Once you’ve captured your turtle you can begin processing the meat. The first step is removing the head. Place a broom handle or other hard object in front of the turtle and if it is still alive (or even recently dead) it will snap onto the object and hang on. Pull the neck out as far as it will extend and then sever it as close to the shell as possible. Allow the blood to drain out for an hour or so.

The next step is to cut off the claws and dip the whole turtle into boiling water. At this point you can attempt to remove the bottom shell and cut the meat away from the top shell but in many cases it will be easier to just make filet-like cuts to remove the tail and four legs. This keeps the guts intact as well. But the bottom shell can be removed and then the meat can be scraped and cut away from the top shell.

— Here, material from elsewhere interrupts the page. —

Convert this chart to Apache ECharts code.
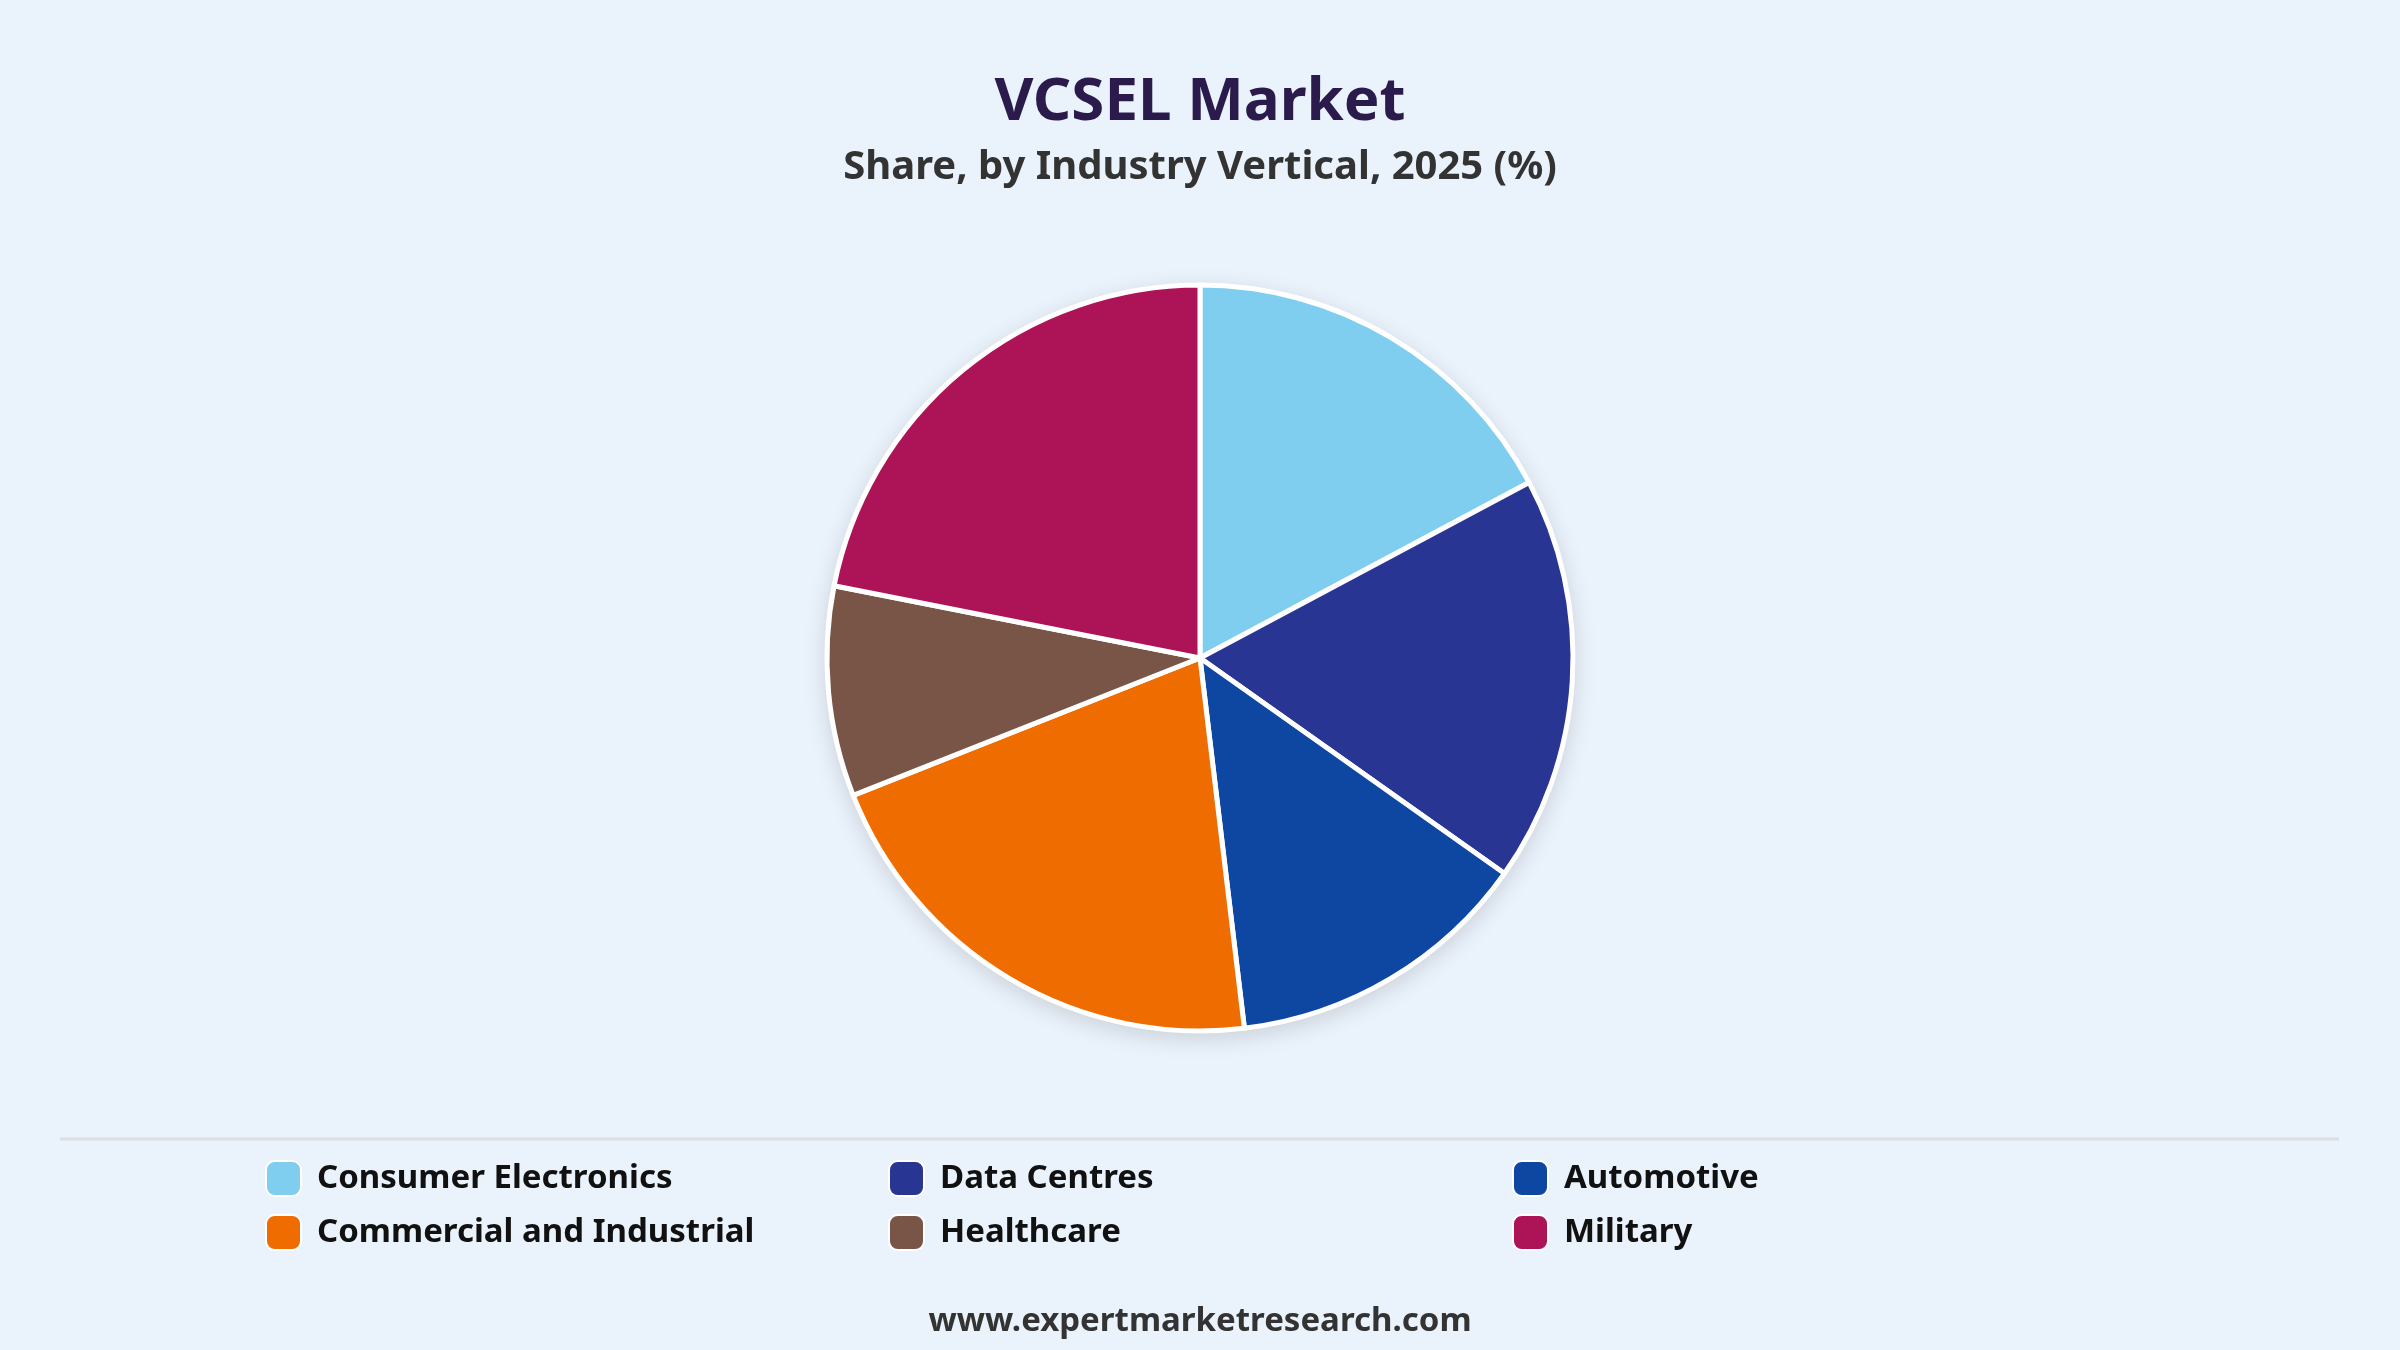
<!DOCTYPE html>
<html>
<head>
<meta charset="utf-8">
<script src="https://cdn.jsdelivr.net/npm/echarts@6/dist/echarts.min.js"></script>
<style>
html,body{margin:0;padding:0;background:#EAF2FB;}
#chart{width:2400px;height:1350px;}
</style>
</head>
<body>
<div id="chart"></div>
<script>
const categories = ['Consumer Electronics','Data Centres','Automotive','Commercial and Industrial','Healthcare','Military'];
const shares = [17.2, 17.6, 13.3, 20.9, 9.1, 21.9];
const colors = ['#7FCEF0','#283593','#0D47A1','#EF6C00','#795548','#AD1457'];
const titleText = 'VCSEL Market';
const subtitleText = 'Share, by Industry Vertical, 2025 (%)';
const footerText = 'www.expertmarketresearch.com';

const FONT = '"Noto Sans", "Open Sans", sans-serif';
const chart = echarts.init(document.getElementById('chart'));

const legendCols = [265, 888, 1512];
const legendRows = [1160, 1214];
const legends = categories.map((c, i) => ({
  data: [c],
  left: legendCols[i % 3],
  top: legendRows[Math.floor(i / 3)],
  padding: 0,
  orient: 'horizontal',
  icon: 'roundRect',
  itemWidth: 35,
  itemHeight: 35,
  itemGap: 15,
  selectedMode: false,
  textStyle: { fontFamily: FONT, fontSize: 33, fontWeight: 'bold', color: '#111111', padding: [0,0,0,11] }
}));

const total = shares.reduce((a, b) => a + b, 0);

chart.setOption({
  backgroundColor: '#EAF2FB',
  animation: false,
  title: [
    { text: titleText, left: 'center', top: 68,
      textStyle: { fontFamily: FONT, fontSize: 60, fontWeight: 'bold', color: '#2B1B4D' } },
    { text: subtitleText, left: 'center', top: 143,
      textStyle: { fontFamily: FONT, fontSize: 40, fontWeight: 'bold', color: '#333333' } },
    { text: footerText, left: 'center', top: 1300,
      textStyle: { fontFamily: FONT, fontSize: 33, fontWeight: 'bold', color: '#333333' } }
  ],
  legend: legends,
  graphic: [
    { type: 'line', shape: { x1: 60, y1: 1139, x2: 2339, y2: 1139 },
      style: { stroke: '#DADDE2', lineWidth: 3 }, silent: true }
  ],
  series: [
    {
      type: 'pie', silent: true, z: 1,
      center: [1200, 658], radius: [0, 373],
      label: { show: false }, labelLine: { show: false },
      itemStyle: { color: '#EAF2FB', shadowBlur: 24, shadowColor: 'rgba(0,0,0,0.16)', shadowOffsetY: 6 },
      data: [{ name: '__bg', value: total }]
    },
    {
      type: 'pie', z: 2,
      center: [1200, 658], radius: [0, 373],
      startAngle: 90, clockwise: true,
      label: { show: false }, labelLine: { show: false },
      itemStyle: { borderColor: '#FFFFFF', borderWidth: 5 },
      data: categories.map((c, i) => ({ name: c, value: shares[i], itemStyle: { color: colors[i] } }))
    }
  ]
});
</script>
</body>
</html>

Then the cuts (neck, four legs, and tail) must be skinned. Debone the meat and cook as desired. The meat tastes quite a bit like chicken but the best use of the meat is by far in a turtle stew. There’s a reason why eating turtle meat is associated with turtle stew.

They may be somewhat less than lovable creatures but snapping turtles have a lot going for them. They are prolific in numbers, they are easy and fun to catch, and they are delicious. In other words, turtles are a great component to a homesteader’s bag of tricks when it comes to self-sufficient food.


  1. I have at least 2 snapping turtles in my pond. I am a live and let live kind of gal UNTIL the turtles got one of my duck’s foot. She got away but he nearly tore her leg off in the process. He split her foot and tore the webbing. She had a rough few weeks but has adjusted to her limp and can now walk with just a slight limp. My ducks will sit on the side of the pond now but won’t go in. I would like to declare war but I’m an old woman so it would be a short battle and I will be lucky if he doesn’t drag me in the pond and win the war.

    Do you have any idea if there are people who will catch turtles in Northern KY. How do I look for somebody. I don’t think there are turtle hunters in the yellow pages. And what do you think would be a reasonable price for turtle catching? I’m old and poor. I would appreciate any information you could give me.